The capture of two remaining fugitives—Mladic, the general in charge of the Bosnian military who conducted the Srebrenica operation, and Hadzic, the leader of the Serb region of Krajina in Croatia—would further confirm Tadic's willingness to defy Serbian nationalism in the interest of EU membership. Both fugitives were allowed to roam free (Mladic even got his military pension) during Kostunica's government, and their popularity rose while they were in hiding.
For its part, the EU has already earned a certain debt of gratitude from Tadic. During the election campaign, it looked possible that the Radicals, a party led by an indicted war criminal, would win. But on the eve of the vote, the EU essentially intervened by announcing that it intended to sign with Serbia a Stabilization and Association Agreement, a first step toward EU membership that would give Serbia advantageous trade terms, financial support and a range of other benefits. The announcement was widely credited with swinging voters to Tadic at the last minute.

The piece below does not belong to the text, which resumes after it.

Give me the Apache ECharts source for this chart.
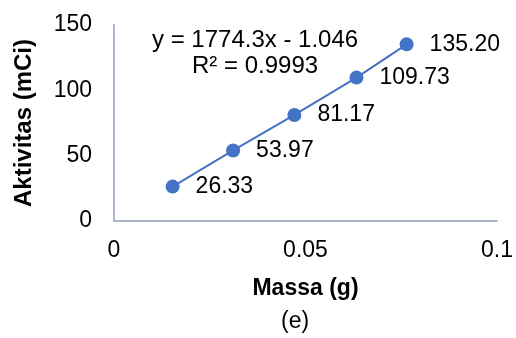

Serbia would prefer to have it both ways. Most would deny their role as the wrongdoers of the region, but a majority also want to join Europe. Some doubt that will work. "I don't think until the Serbs come to terms with their past we will ever see an end to fighting in the Balkans," says James Lyon, head of the International Crisis Group in Belgrade. It's easy to forget that the Balkan wars ended in an imperfect stalemate, in a peace imposed by NATO and the United States, and still enforced by foreign peacekeepers rather than good will. European leaders hope to change that by bringing Serbia into the community, however recalcitrant its population. In Boris Tadic, they've found a kindred spirit.